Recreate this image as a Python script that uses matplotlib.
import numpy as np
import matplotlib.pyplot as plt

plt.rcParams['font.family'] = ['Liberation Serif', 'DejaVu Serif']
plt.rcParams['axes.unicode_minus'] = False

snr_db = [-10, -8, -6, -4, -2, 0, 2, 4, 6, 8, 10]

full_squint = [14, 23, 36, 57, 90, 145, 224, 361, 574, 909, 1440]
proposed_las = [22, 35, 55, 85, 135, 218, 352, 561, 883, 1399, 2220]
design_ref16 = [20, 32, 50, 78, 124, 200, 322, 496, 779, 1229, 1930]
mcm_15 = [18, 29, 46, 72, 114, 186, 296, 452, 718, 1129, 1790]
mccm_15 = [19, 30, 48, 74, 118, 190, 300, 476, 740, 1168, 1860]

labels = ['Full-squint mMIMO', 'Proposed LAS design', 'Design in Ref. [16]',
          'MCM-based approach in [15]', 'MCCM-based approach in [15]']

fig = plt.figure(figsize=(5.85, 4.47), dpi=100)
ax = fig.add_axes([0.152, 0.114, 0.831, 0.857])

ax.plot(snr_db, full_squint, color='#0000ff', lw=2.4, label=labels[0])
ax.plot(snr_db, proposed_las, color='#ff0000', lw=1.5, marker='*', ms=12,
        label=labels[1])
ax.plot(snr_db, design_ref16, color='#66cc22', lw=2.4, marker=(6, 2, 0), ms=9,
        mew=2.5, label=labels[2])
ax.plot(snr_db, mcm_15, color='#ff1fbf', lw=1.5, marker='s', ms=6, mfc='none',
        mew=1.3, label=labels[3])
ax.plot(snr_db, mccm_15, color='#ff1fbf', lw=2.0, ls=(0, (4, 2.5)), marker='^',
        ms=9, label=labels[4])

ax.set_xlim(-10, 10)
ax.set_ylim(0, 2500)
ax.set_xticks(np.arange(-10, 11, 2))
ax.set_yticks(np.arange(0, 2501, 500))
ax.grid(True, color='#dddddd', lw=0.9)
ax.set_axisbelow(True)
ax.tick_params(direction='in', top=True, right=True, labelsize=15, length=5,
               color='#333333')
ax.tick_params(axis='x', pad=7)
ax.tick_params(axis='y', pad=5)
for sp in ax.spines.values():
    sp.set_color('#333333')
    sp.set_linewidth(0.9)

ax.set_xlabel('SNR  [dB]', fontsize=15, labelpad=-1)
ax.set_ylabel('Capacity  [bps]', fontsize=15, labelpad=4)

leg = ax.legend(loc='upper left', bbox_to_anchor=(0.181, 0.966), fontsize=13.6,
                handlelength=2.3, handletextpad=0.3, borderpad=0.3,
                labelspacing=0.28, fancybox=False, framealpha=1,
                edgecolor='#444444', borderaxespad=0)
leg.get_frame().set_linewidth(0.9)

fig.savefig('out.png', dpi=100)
---
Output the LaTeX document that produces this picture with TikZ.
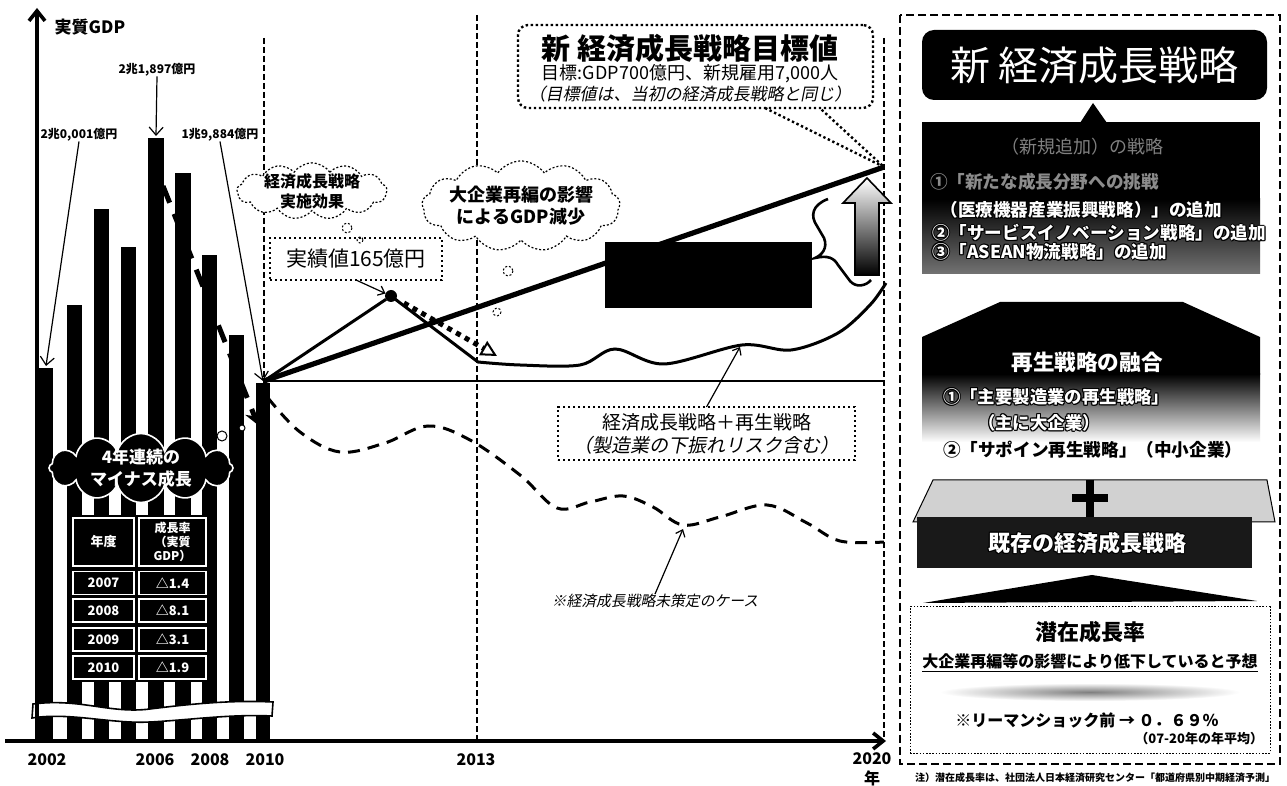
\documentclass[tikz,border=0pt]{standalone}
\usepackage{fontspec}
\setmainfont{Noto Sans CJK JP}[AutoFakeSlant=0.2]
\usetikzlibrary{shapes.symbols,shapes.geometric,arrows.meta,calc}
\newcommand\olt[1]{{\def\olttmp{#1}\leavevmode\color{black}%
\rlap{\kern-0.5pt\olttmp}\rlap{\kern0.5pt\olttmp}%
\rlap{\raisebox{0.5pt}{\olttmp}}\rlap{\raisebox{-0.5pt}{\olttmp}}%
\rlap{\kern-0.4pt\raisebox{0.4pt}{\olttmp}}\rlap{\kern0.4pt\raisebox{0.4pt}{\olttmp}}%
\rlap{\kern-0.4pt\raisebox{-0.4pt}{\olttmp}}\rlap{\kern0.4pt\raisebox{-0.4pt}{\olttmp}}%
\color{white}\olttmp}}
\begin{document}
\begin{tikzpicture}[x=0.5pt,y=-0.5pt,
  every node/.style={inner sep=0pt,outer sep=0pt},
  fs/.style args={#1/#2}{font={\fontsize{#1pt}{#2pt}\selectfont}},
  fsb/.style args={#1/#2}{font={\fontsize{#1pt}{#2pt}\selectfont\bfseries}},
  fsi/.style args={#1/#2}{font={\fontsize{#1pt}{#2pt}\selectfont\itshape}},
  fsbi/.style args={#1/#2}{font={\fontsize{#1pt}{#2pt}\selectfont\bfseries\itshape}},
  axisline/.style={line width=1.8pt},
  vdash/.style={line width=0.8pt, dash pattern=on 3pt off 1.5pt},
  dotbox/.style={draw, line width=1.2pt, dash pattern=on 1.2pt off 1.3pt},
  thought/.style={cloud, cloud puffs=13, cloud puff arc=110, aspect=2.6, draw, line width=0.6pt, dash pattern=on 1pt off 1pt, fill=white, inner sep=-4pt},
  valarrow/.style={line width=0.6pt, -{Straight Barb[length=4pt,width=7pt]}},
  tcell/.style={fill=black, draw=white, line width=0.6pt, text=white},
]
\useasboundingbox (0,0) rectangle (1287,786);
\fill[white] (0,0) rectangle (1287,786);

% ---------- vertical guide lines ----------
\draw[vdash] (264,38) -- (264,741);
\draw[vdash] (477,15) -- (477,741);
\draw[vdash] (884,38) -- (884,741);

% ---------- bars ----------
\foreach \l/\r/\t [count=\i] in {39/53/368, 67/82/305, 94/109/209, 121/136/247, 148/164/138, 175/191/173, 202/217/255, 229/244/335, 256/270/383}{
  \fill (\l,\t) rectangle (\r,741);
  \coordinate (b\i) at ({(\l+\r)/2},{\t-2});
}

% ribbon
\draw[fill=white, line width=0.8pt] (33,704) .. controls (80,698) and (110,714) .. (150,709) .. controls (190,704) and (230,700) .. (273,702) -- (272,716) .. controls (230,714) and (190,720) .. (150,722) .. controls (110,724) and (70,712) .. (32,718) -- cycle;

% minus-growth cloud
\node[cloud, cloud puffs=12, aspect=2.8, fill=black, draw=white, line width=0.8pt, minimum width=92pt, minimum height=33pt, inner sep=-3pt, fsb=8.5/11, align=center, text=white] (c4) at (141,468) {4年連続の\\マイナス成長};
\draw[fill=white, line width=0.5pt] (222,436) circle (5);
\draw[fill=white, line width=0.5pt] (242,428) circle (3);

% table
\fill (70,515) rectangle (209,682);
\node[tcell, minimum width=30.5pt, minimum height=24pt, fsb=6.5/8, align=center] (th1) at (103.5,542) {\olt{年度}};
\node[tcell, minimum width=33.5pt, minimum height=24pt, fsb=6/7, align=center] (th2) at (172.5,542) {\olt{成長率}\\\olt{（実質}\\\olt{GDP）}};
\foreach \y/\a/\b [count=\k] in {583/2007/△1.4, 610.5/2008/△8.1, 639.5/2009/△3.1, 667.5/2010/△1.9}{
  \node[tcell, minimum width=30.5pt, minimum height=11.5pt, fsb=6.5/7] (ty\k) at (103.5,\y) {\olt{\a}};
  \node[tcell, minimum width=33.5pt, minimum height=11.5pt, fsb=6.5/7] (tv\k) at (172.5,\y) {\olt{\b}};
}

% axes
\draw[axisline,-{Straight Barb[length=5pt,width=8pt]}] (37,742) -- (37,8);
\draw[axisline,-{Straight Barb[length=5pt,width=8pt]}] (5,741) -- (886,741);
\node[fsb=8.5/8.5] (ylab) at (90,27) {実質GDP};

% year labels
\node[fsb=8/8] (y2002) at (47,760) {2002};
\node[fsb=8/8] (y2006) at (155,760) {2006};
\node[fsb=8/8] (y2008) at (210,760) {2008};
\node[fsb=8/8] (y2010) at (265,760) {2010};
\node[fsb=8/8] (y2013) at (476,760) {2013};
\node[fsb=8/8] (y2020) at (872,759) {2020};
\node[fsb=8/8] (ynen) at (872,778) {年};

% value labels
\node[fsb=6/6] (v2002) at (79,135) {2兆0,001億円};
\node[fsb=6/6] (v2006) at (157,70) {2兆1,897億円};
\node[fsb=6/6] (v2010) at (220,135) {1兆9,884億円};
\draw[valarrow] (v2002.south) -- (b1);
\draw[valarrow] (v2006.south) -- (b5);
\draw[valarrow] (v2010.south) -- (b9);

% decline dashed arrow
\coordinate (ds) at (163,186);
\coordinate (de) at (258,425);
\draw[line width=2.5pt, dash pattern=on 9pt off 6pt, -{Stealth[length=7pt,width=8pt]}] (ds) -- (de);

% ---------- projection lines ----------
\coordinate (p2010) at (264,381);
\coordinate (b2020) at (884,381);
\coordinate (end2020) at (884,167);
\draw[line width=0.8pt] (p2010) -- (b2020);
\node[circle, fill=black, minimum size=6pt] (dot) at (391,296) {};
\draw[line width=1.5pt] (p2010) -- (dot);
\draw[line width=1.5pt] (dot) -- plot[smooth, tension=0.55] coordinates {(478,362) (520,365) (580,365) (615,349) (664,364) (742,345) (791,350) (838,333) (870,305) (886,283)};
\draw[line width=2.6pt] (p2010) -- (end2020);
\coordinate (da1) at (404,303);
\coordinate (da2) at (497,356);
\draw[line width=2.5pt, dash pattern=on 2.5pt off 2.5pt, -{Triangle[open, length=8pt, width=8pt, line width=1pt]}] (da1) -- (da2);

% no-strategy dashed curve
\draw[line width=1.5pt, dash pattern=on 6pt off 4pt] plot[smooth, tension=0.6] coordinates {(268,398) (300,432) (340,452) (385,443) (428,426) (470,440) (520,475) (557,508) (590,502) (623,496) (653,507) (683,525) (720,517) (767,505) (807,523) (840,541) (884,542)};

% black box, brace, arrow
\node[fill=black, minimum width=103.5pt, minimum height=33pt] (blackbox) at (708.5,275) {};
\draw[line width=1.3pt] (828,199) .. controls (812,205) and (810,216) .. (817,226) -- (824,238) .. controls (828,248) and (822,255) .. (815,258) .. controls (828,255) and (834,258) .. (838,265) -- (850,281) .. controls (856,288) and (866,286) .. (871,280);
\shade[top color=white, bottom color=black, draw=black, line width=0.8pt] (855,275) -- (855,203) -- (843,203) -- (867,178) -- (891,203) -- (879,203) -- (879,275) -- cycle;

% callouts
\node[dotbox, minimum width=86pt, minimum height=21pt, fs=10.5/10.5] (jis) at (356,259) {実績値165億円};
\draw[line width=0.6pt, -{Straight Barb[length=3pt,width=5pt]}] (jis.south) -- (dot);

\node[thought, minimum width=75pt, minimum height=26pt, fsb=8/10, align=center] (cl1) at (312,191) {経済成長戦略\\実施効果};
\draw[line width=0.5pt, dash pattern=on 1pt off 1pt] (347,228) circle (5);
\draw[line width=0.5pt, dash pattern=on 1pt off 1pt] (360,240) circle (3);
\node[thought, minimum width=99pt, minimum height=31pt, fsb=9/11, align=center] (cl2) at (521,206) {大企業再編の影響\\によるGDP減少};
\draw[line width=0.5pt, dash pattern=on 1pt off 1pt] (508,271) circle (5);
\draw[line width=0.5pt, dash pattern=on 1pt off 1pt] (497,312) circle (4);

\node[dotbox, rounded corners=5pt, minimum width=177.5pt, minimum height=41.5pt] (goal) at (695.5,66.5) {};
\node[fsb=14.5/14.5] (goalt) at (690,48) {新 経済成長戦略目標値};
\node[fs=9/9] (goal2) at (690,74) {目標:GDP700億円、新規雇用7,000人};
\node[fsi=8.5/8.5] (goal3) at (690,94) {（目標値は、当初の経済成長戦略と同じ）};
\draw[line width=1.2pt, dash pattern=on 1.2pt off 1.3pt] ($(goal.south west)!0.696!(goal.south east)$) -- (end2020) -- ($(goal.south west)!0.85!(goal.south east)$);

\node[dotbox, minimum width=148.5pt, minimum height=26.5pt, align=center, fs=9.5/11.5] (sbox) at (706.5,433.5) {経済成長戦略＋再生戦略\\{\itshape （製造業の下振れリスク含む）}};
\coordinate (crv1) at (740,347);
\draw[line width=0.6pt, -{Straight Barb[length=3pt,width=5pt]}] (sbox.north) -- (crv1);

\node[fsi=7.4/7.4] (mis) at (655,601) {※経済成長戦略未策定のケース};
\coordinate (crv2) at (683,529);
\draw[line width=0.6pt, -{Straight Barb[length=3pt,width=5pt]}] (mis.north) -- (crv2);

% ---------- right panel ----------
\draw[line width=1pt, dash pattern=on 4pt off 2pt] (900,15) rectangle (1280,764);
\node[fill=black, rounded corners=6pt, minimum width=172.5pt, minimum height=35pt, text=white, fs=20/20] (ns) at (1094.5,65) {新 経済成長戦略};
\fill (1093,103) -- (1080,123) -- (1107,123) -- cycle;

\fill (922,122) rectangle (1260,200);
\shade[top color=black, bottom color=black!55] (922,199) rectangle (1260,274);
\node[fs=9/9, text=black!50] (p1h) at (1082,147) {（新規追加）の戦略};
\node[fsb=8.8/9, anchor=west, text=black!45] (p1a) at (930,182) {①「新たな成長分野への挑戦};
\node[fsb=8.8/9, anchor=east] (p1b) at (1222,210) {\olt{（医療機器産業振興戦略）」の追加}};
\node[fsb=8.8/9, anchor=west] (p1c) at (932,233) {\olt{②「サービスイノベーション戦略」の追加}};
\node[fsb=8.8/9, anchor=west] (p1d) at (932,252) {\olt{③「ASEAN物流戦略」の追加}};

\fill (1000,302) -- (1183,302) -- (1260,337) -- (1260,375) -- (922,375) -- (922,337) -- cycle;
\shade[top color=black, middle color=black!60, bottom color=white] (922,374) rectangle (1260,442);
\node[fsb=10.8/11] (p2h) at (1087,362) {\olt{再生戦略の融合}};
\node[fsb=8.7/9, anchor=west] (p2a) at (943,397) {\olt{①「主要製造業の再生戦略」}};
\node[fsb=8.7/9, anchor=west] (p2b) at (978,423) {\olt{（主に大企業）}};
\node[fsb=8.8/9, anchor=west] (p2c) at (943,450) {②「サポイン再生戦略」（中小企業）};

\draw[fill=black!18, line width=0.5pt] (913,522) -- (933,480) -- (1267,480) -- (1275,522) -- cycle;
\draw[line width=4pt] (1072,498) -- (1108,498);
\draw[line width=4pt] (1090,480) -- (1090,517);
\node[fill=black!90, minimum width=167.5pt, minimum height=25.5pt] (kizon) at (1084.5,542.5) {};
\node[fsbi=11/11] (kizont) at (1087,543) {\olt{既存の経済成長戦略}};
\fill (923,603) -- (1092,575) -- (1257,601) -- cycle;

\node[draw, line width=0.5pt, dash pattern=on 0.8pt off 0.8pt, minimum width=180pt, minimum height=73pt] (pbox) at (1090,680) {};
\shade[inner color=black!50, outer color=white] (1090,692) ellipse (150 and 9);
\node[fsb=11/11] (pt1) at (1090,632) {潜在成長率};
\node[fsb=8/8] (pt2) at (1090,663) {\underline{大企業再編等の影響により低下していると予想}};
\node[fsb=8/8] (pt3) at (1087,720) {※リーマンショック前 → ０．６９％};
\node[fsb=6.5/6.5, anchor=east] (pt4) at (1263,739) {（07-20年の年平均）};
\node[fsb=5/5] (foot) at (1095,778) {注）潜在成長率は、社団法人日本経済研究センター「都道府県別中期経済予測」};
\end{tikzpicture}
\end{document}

◆ **Your task**: Quote word for word every line from the one that has "Recreate this image" through the one that has "4, 6, 8, 10]".

◆ **Result**:
Recreate this image as a Python script that uses matplotlib.
import numpy as np
import matplotlib.pyplot as plt

plt.rcParams['font.family'] = ['Liberation Serif', 'DejaVu Serif']
plt.rcParams['axes.unicode_minus'] = False

snr_db = [-10, -8, -6, -4, -2, 0, 2, 4, 6, 8, 10]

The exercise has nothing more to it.